El aislamiento plantea sus retos. Cuesta encontrar algunos ingredientes para cocinar, y la cobertura móvil y la conexión a internet pueden ser irregulares. Pero su carácter remoto también es el atractivo de Santa Elena. En esta isla varada tanto digital como geográficamente puedes sumirte en una vida más lenta y regresar a placeres sencillos. Los lugareños te saludan por la calle, tanto si te conocen como si no, hay momentos de silencio prolongado y puedes disfrutar de los juegos de mesa junto a la hoguera.
Los cambios que están por llegar
Los viajeros deberían aprovechar la oportunidad de una desintoxicación digital. Bajo el océano serpentea una rama del cable submarino de fibra óptica South Atlantic Express (que conecta Sudáfrica con la costa este de Estados Unidos), que pronto llegará y pondrá fin al aislamiento digital de Santa Elena. «Tendrá un efecto mucho más grande que el aeropuerto», cuenta Helena Bennett, directora de turismo.
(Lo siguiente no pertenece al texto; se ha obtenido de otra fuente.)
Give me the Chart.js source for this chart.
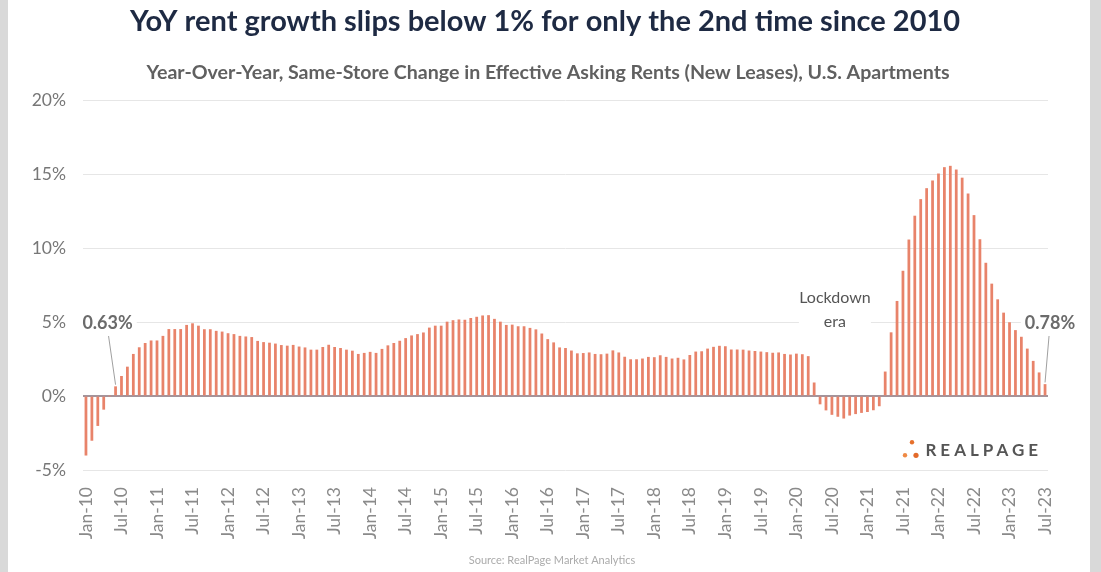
<!DOCTYPE html>
<html>
<head>
<meta charset="utf-8">
<title>YoY rent growth</title>
<script src="https://cdn.jsdelivr.net/npm/chart.js@4/dist/chart.umd.min.js"></script>
<style>
  html, body { margin: 0; padding: 0; background: #d9d9d9; }
  #wrap { width: 1101px; height: 572px; }
</style>
</head>
<body>
<div id="wrap"><canvas id="chart" width="1101" height="572"></canvas></div>
<script>
// Month names and years used to build the monthly categories
const monthNames = ['Jan','Feb','Mar','Apr','May','Jun','Jul','Aug','Sep','Oct','Nov','Dec'];
const years = ['10','11','12','13','14','15','16','17','18','19','20','21','22','23'];

// Labels shown on the x axis (every six months)
const tickLabels = [
  'Jan-10','Jul-10','Jan-11','Jul-11','Jan-12','Jul-12','Jan-13','Jul-13',
  'Jan-14','Jul-14','Jan-15','Jul-15','Jan-16','Jul-16','Jan-17','Jul-17',
  'Jan-18','Jul-18','Jan-19','Jul-19','Jan-20','Jul-20','Jan-21','Jul-21',
  'Jan-22','Jul-22','Jan-23','Jul-23'
];

// Y axis ticks (percent)
const yTicks = [-5, 0, 5, 10, 15, 20];

// Year-over-year change in effective asking rents, % (Jan-10 .. Jul-23)
const rentGrowth = [
  -4.0, -3.0, -2.0, -0.9, 0.0, 0.63, 1.33, 1.96, 2.82, 3.27, 3.56, 3.73,      // 2010
  3.73, 4.04, 4.5, 4.5, 4.5, 4.78, 4.89, 4.73, 4.49, 4.49, 4.38, 4.33,         // 2011
  4.22, 4.16, 4.04, 4.0, 3.96, 3.7, 3.62, 3.58, 3.52, 3.42, 3.38, 3.43,        // 2012
  3.32, 3.26, 3.11, 3.11, 3.29, 3.44, 3.29, 3.22, 3.11, 3.04, 2.82, 2.89,      // 2013
  2.96, 2.89, 3.16, 3.4, 3.56, 3.71, 3.89, 4.07, 4.16, 4.27, 4.6, 4.73,        // 2014
  4.73, 5.0, 5.1, 5.15, 5.13, 5.25, 5.33, 5.42, 5.44, 5.19, 5.0, 4.78,         // 2015
  4.8, 4.69, 4.69, 4.58, 4.48, 4.2, 3.82, 3.6, 3.26, 3.22, 3.05, 2.86,         // 2016
  2.88, 2.92, 2.82, 2.8, 2.84, 3.06, 2.92, 2.63, 2.46, 2.46, 2.51, 2.62,       // 2017
  2.6, 2.73, 2.62, 2.51, 2.56, 2.45, 2.75, 2.98, 3.0, 3.18, 3.3, 3.37,         // 2018
  3.34, 3.12, 3.12, 3.11, 3.05, 3.02, 2.98, 2.94, 2.9, 2.92, 2.82, 2.78,       // 2019
  2.84, 2.8, 2.67, 0.89, -0.54, -0.95, -1.25, -1.38, -1.5, -1.3, -1.2, -1.12,  // 2020
  -1.06, -0.94, -0.67, 1.63, 4.28, 6.4, 8.44, 10.55, 12.16, 13.28, 14.02, 14.54, // 2021
  15.01, 15.44, 15.53, 15.28, 14.73, 13.66, 12.2, 10.57, 8.98, 7.57, 6.51, 5.61, // 2022
  4.96, 4.43, 3.98, 3.18, 2.35, 1.57, 0.78                                       // 2023
];

// Monthly categories, one per value
const categories = [];
years.forEach(y => monthNames.forEach(m => {
  if (categories.length < rentGrowth.length) categories.push(m + '-' + y);
}));

// Callouts tied to particular months
const calloutFirst = { month: 'Jun-10', text: '0.63%' };
const calloutLast  = { month: 'Jul-23', text: '0.78%' };
const eraNote      = { month: 'Jul-20', lines: ['Lockdown', 'era'] };

const FONT = "Lato, 'Open Sans', sans-serif";

// Page background, white panel, headings, callouts, logo and source line
const decorations = {
  id: 'decorations',
  beforeDraw(chart) {
    const ctx = chart.ctx;
    ctx.save();
    ctx.fillStyle = '#d9d9d9';
    ctx.fillRect(0, 0, chart.width, chart.height);
    ctx.fillStyle = '#ffffff';
    ctx.fillRect(8, 0, 1082, chart.height);

    ctx.textAlign = 'center';
    ctx.textBaseline = 'middle';
    ctx.fillStyle = '#1e2a43';
    ctx.font = 'bold 29px ' + FONT;
    ctx.fillText('YoY rent growth slips below 1% for only the 2nd time since 2010', 545, 22);
    ctx.fillStyle = '#606060';
    ctx.font = 'bold 19.6px ' + FONT;
    ctx.fillText('Year-Over-Year, Same-Store Change in Effective Asking Rents (New Leases), U.S. Apartments', 548, 73);
    ctx.restore();
  },
  afterDatasetsDraw(chart) {
    const ctx = chart.ctx;
    const xs = chart.scales.x, ys = chart.scales.y;
    const val = m => rentGrowth[categories.indexOf(m)];
    ctx.save();

    // a labelled callout with a thin leader down to its bar
    const callout = (c, dx) => {
      const i = categories.indexOf(c.month);
      const bx = xs.getPixelForValue(i);
      const by = ys.getPixelForValue(val(c.month));
      const lx = bx + dx, ly = ys.getPixelForValue(5) + 1;
      ctx.font = 'bold 18px ' + FONT;
      const w = ctx.measureText(c.text).width;
      ctx.fillStyle = '#ffffff';
      ctx.fillRect(lx - w / 2 - 4, ly - 11, w + 8, 22);
      ctx.fillStyle = '#6b6b6b';
      ctx.textAlign = 'center';
      ctx.textBaseline = 'middle';
      ctx.fillText(c.text, lx, ly);
      ctx.strokeStyle = '#a0a0a0';
      ctx.lineWidth = 1;
      ctx.beginPath();
      ctx.moveTo(lx + (dx < 0 ? 1 : -1), ly + 13);
      ctx.lineTo(bx, by - 2);
      ctx.stroke();
    };
    callout(calloutFirst, -8);
    callout(calloutLast, 5);

    // lockdown note
    const ex = xs.getPixelForValue(categories.indexOf(eraNote.month)) + 3;
    const ey = ys.getPixelForValue(5);
    ctx.font = '16px ' + FONT;
    ctx.textAlign = 'center';
    ctx.textBaseline = 'middle';
    ctx.fillStyle = '#ffffff';
    ctx.fillRect(ex - 36, ey - 9, 72, 18);
    ctx.fillStyle = '#555555';
    ctx.fillText(eraNote.lines[0], ex, ey - 24);
    ctx.fillText(eraNote.lines[1], ex, ey);

    // logo
    const area = chart.chartArea;
    const logoY = ys.getPixelForValue(-3.6);
    ctx.font = 'bold 17px ' + FONT;
    ctx.letterSpacing = '4px';
    ctx.textAlign = 'right';
    ctx.fillStyle = '#555555';
    ctx.fillText('REALPAGE', area.right - 6, logoY + 1);
    ctx.letterSpacing = '0px';
    const dotX = area.right - 143;
    [[dotX + 7, logoY - 7, 2.2, '#e6702c'], [dotX, logoY + 6, 2.2, '#ef8a45'], [dotX + 11, logoY + 6, 2.6, '#e36a2a']].forEach(d => {
      ctx.fillStyle = d[3];
      ctx.beginPath();
      ctx.arc(d[0], d[1], d[2], 0, Math.PI * 2);
      ctx.fill();
    });

    // source line
    ctx.font = '11px ' + FONT;
    ctx.textAlign = 'center';
    ctx.fillStyle = '#ababab';
    ctx.fillText('Source: RealPage Market Analytics', 552, 560);
    ctx.restore();
  }
};

new Chart(document.getElementById('chart'), {
  type: 'bar',
  data: {
    labels: categories,
    datasets: [{
      data: rentGrowth,
      backgroundColor: '#e8836a',
      borderWidth: 0,
      barThickness: 2.1
    }]
  },
  options: {
    responsive: false,
    animation: false,
    devicePixelRatio: 1,
    layout: { padding: { left: 8, right: 53, top: 100, bottom: 0 } },
    plugins: { legend: { display: false }, tooltip: { enabled: false } },
    scales: {
      x: {
        type: 'category',
        offset: true,
        grid: { display: false },
        border: { display: false },
        ticks: {
          autoSkip: false,
          minRotation: 90,
          maxRotation: 90,
          padding: 9,
          color: '#8a8a8a',
          font: { family: FONT, size: 17.5 },
          callback: (v, i) => tickLabels.includes(categories[i]) ? categories[i] : ''
        },
        afterFit: s => { s.height = 102; }
      },
      y: {
        min: yTicks[0],
        max: yTicks[yTicks.length - 1],
        afterBuildTicks: s => { s.ticks = yTicks.map(v => ({ value: v })); },
        border: { display: false },
        grid: {
          drawTicks: false,
          color: c => c.tick.value === 0 ? '#a3949b' : '#e6e6e6',
          lineWidth: c => c.tick.value === 0 ? 2 : 1
        },
        ticks: {
          padding: 17,
          color: '#777777',
          font: { family: FONT, size: 17.5 },
          callback: v => v + '%'
        },
        afterFit: s => { s.width = 75; }
      }
    }
  },
  plugins: [decorations]
});
</script>
</body>
</html>
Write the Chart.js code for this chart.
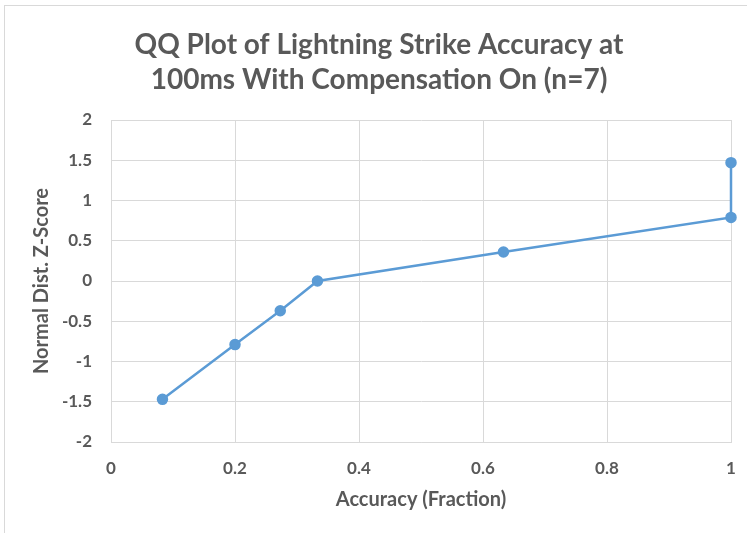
<!DOCTYPE html>
<html>
<head>
<meta charset="utf-8">
<script src="https://cdn.jsdelivr.net/npm/chart.js@4/dist/chart.umd.min.js"></script>
<style>
html,body{margin:0;padding:0;background:#fff;}
#wrap{position:relative;width:747px;height:533px;}
#frame{position:absolute;left:4px;top:5px;width:760px;height:560px;border-left:1px solid #d9d9d9;border-top:1px solid #d9d9d9;pointer-events:none;}
</style>
</head>
<body>
<div id="wrap">
<canvas id="c" width="747" height="533"></canvas>
<div id="frame"></div>
</div>
<script>
const titleLines = ["QQ Plot of Lightning Strike Accuracy at", "100ms With Compensation On (n=7)"];
const xAxisTitle = "Accuracy (Fraction)";
const yAxisTitle = "Normal Dist. Z-Score";
const accuracy = [0.083, 0.2, 0.273, 0.333, 0.633, 1, 1];
const zScore = [-1.47, -0.79, -0.37, 0, 0.36, 0.79, 1.47];
const xTicks = [0, 0.2, 0.4, 0.6, 0.8, 1];
const yTicks = [-2, -1.5, -1, -0.5, 0, 0.5, 1, 1.5, 2];

const points = accuracy.map((x, i) => ({x: x, y: zScore[i]}));
const txt = '#595959';
const gridC = '#d9d9d9';
const fam = 'Lato, "Open Sans", sans-serif';

new Chart(document.getElementById('c'), {
  type: 'scatter',
  data: {
    datasets: [{
      data: points,
      showLine: true,
      clip: false,
      borderColor: '#5b9bd5',
      backgroundColor: '#5b9bd5',
      borderWidth: 2.5,
      pointRadius: 4.5,
      pointHoverRadius: 4.5,
      tension: 0
    }]
  },
  options: {
    responsive: false,
    animation: false,
    devicePixelRatio: 1,
    layout: {padding: {left: 11, right: 0, top: 0, bottom: 0}},
    plugins: {
      legend: {display: false},
      tooltip: {enabled: false},
      title: {
        display: true,
        text: titleLines,
        color: txt,
        font: {family: fam, size: 28, weight: 'bold', lineHeight: '35px'},
        padding: {top: 27, bottom: 23}
      }
    },
    scales: {
      x: {
        type: 'linear',
        min: 0, max: 1,
        afterBuildTicks: s => { s.ticks = xTicks.map(v => ({value: v})); },
        afterFit: s => { s.height = 91; s.paddingLeft = 0; s.paddingRight = 0; },
        grid: {color: gridC, drawTicks: false},
        border: {color: gridC},
        ticks: {color: txt, font: {family: fam, size: 17, weight: 'bold'}, padding: 16,
                callback: v => String(v)},
        title: {display: true, text: xAxisTitle, color: txt,
                font: {family: fam, size: 20, weight: 'bold'}, padding: {top: 0, bottom: 21}}
      },
      y: {
        type: 'linear',
        min: -2, max: 2,
        afterBuildTicks: s => { s.ticks = yTicks.map(v => ({value: v})); },
        afterFit: s => { s.width = 100; },
        grid: {color: gridC, drawTicks: false},
        border: {color: gridC},
        ticks: {color: txt, font: {family: fam, size: 17, weight: 'bold'}, padding: 19,
                callback: v => String(v)},
        title: {display: true, text: yAxisTitle, color: txt,
                font: {family: fam, size: 20, weight: 'bold'}, padding: {top: 19, bottom: 0}}
      },
      yR: {
        type: 'linear',
        position: 'right',
        min: -2, max: 2,
        display: true,
        afterFit: s => { s.width = 16; },
        grid: {display: false, drawTicks: false},
        border: {display: false},
        ticks: {display: false}
      }
    }
  }
});
</script>
</body>
</html>
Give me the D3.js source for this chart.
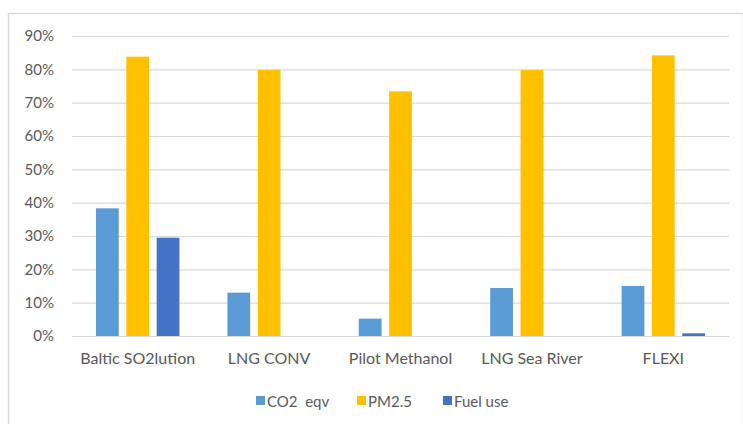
<!DOCTYPE html>
<html>
<head>
<meta charset="utf-8">
<script src="https://cdn.jsdelivr.net/npm/d3@7"></script>
<style>
  body { margin: 0; background: #fff; }
  svg text { font-family: Lato, "Noto Sans", sans-serif; fill: #595959; }
</style>
</head>
<body>
<div id="chart"></div>
<script>
// Data
const categories = ["Baltic SO2lution", "LNG CONV", "Pilot Methanol", "LNG Sea River", "FLEXI"];
const seriesNames = ["CO2  eqv", "PM2.5", "Fuel use"];
const co2Values = [0.383, 0.130, 0.052, 0.144, 0.150];
const pm25Values = [0.838, 0.798, 0.734, 0.798, 0.842];
const fuelValues = [0.295, 0, 0, 0, 0.008];
const yTicks = [0, 0.1, 0.2, 0.3, 0.4, 0.5, 0.6, 0.7, 0.8, 0.9];

const colors = ["#5B9BD5", "#FFC000", "#4472C4"];
const W = 743, H = 424;
const margin = { top: 36, right: 14, bottom: 88, left: 72 };
const plotW = W - margin.left - margin.right;
const plotH = H - margin.top - margin.bottom;

const series = [co2Values, pm25Values, fuelValues];

const svg = d3.select("#chart").append("svg")
  .attr("width", W)
  .attr("height", H);

// chart frame
svg.append("rect")
  .attr("x", 8.5).attr("y", 13.5)
  .attr("width", W - 8).attr("height", H)
  .attr("fill", "#fff")
  .attr("stroke", "#D9D9D9")
  .attr("stroke-width", 1.5);

const g = svg.append("g").attr("transform", `translate(${margin.left},${margin.top})`);

const x0 = d3.scaleBand().domain(categories).range([0, plotW]).paddingInner(0).paddingOuter(0);
const x1 = d3.scaleBand().domain(d3.range(seriesNames.length)).range([24, x0.bandwidth() - 24]).paddingInner(0.25);
const y = d3.scaleLinear().domain([0, 0.9]).range([plotH, 0]);

// gridlines
g.append("g")
  .call(d3.axisLeft(y).tickValues(yTicks).tickSize(-plotW).tickFormat(""))
  .call(s => s.select(".domain").remove())
  .call(s => s.selectAll("line").attr("stroke", "#D9D9D9").attr("stroke-width", 1.2));

// y labels
g.append("g")
  .call(d3.axisLeft(y).tickValues(yTicks).tickSize(0).tickPadding(18).tickFormat(d3.format(".0%")))
  .call(s => s.select(".domain").remove())
  .call(s => s.selectAll("text").attr("font-size", 15).style("fill", "#595959"));

// bars
categories.forEach((c, i) => {
  series.forEach((vals, j) => {
    if (vals[i] <= 0) return;
    g.append("rect")
      .attr("x", x0(c) + x1(j))
      .attr("y", y(vals[i]))
      .attr("width", x1.bandwidth())
      .attr("height", y(0) - y(vals[i]))
      .attr("fill", colors[j]);
  });
});

// x axis labels
g.append("g")
  .attr("transform", `translate(0,${plotH})`)
  .call(d3.axisBottom(x0).tickSize(0).tickPadding(17))
  .call(s => s.select(".domain").remove())
  .call(s => s.selectAll("text").attr("font-size", 16).style("fill", "#595959"));

// legend
const legend = svg.append("g").attr("transform", "translate(0,401)");
const legendX = [256, 357, 443];
seriesNames.forEach((n, j) => {
  const item = legend.append("g").attr("transform", `translate(${legendX[j]},0)`);
  item.append("rect").attr("x", 0).attr("y", -5).attr("width", 9).attr("height", 9).attr("fill", colors[j]);
  item.append("text").attr("x", 11).attr("y", 5.5).attr("font-size", 15)
    .style("white-space", "pre").attr("xml:space", "preserve").text(n);
});
</script>
</body>
</html>
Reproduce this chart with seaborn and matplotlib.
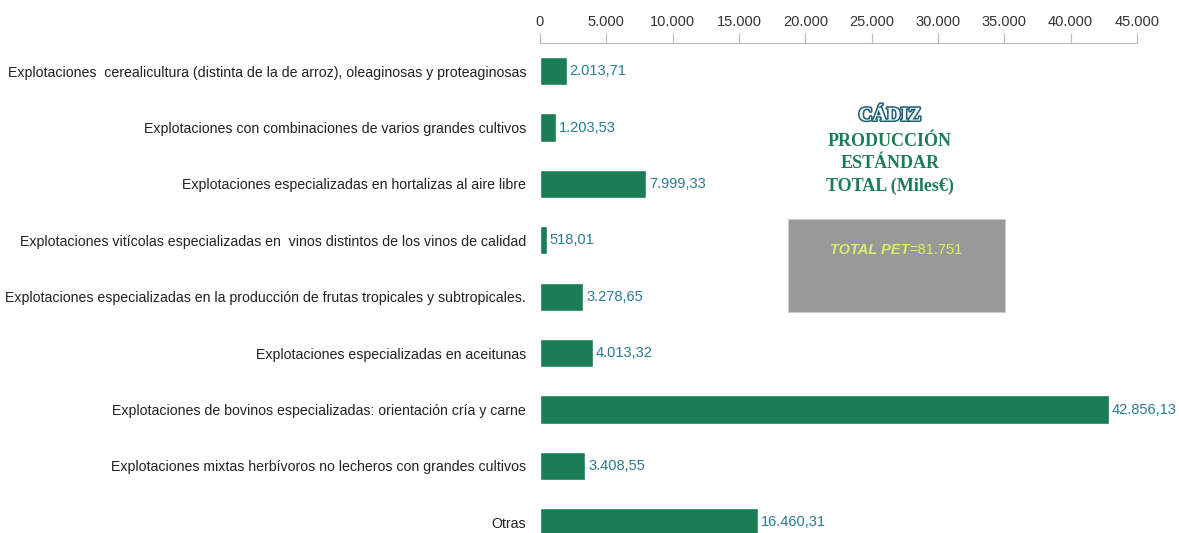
import matplotlib
matplotlib.use("Agg")
import matplotlib.pyplot as plt
import matplotlib.patheffects as pe
from matplotlib.patches import Rectangle
import pandas as pd
import seaborn as sns

categorias = [
    "Explotaciones  cerealicultura (distinta de la de arroz), oleaginosas y proteaginosas",
    "Explotaciones con combinaciones de varios grandes cultivos",
    "Explotaciones especializadas en hortalizas al aire libre",
    "Explotaciones vitícolas especializadas en  vinos distintos de los vinos de calidad",
    "Explotaciones especializadas en la producción de frutas tropicales y subtropicales.",
    "Explotaciones especializadas en aceitunas",
    "Explotaciones de bovinos especializadas: orientación cría y carne",
    "Explotaciones mixtas herbívoros no lecheros con grandes cultivos",
    "Otras",
]
valores = [2013.71, 1203.53, 7999.33, 518.01, 3278.65, 4013.32, 42856.13, 3408.55, 16460.31]
ticks_x = [0, 5000, 10000, 15000, 20000, 25000, 30000, 35000, 40000, 45000]

verde = "#1a7d55"
azul = "#2a7a94"


def fmt_es(v, dec=2):
    s = f"{v:,.{dec}f}"
    return s.replace(",", "X").replace(".", ",").replace("X", ".")


df = pd.DataFrame({"cat": categorias, "valor": valores})

sns.set_style("white")
plt.rcParams["font.family"] = ["Liberation Sans", "DejaVu Sans"]

fig = plt.figure(figsize=(11.79, 5.33), dpi=100)
ax = fig.add_axes([540 / 1179, 0, (1137 - 540) / 1179, 1 - 43 / 533])

sns.barplot(data=df, x="valor", y="cat", color=verde, saturation=1, width=0.5, ax=ax)

ax.set_xlim(0, 45000)
ax.set_ylim(8.19, -0.5)
ax.set_xticks(ticks_x)
ax.set_xticklabels([fmt_es(t, 0) for t in ticks_x], fontsize=10.5, color="#333333")
ax.xaxis.tick_top()
ax.tick_params(axis="x", direction="out", length=7, color="#bbbbbb", pad=3)
ax.tick_params(axis="y", length=0, labelsize=10.2, labelcolor="#222222", pad=10)
ax.set_xlabel("")
ax.set_ylabel("")
for s in ["bottom", "left", "right"]:
    ax.spines[s].set_visible(False)
ax.spines["top"].set_color("#bbbbbb")

ax.bar_label(ax.containers[0], labels=[fmt_es(v) for v in valores],
             color=azul, fontsize=10.5, padding=2)

# título y recuadro
fig.text(890 / 1179, 1 - 116 / 533, "CÁDIZ", ha="center", va="center",
         family="Liberation Serif", weight="bold", fontsize=14, color="#eef7fa",
         path_effects=[pe.Stroke(linewidth=2.2, foreground="#1f5f73"), pe.Normal()])
for yy, txt in [(141, "PRODUCCIÓN"), (163, "ESTÁNDAR"), (186, "TOTAL (Miles€)")]:
    fig.text(890 / 1179, 1 - yy / 533, txt, ha="center", va="center",
             family="Liberation Serif", weight="bold", fontsize=13, color=verde)

fig.patches.append(Rectangle((788 / 1179, 1 - 312 / 533), 217 / 1179, 93 / 533,
                             transform=fig.transFigure, facecolor="#999999",
                             edgecolor="#cccccc", linewidth=0.8))
t1 = fig.text(830 / 1179, 1 - 250 / 533, "TOTAL PET", ha="left", va="center",
              style="italic", weight="bold", fontsize=10.5, color="#d8ec6e")
fig.canvas.draw()
bb = t1.get_window_extent()
fig.text(bb.x1 / fig.bbox.width, 1 - 250 / 533, "=81.751", ha="left", va="center",
         fontsize=10.5, color="#d8ec6e")

fig.savefig("out.png", dpi=100)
El RMS St. Helena se retiró en 2018. Aún llegan buques de carga, pero la era de los viajeros que observaban este halo de roca desde el agua ha llegado a su fin. ¿Cambia la experiencia llegar por aire? Rainer Schimpf, operador de buceo en Sudáfrica que espera dirigir expediciones en la isla, ha probado ambos medios de transporte. «A la gente le encantaba el RMS porque era como retroceder en el tiempo; esperabas encontrarte con Humphrey Bogart por los pasillos. Cuando llegabas, ya eras amigo de todos y lo sabías todo sobre la isla. Esperaba que el avión fuera distinto, pero aún se conversa mucho por el pasillo, no es como un vuelo normal».
El aeropuerto podría ser una solución real para poner fin a la dependencia económica dela isla, pero el turismo solo puede ser sostenible si los visitantes llegan semanalmente, no una vez al mes. Lo quieran o no, el cambio ha llegado a Santa Elena.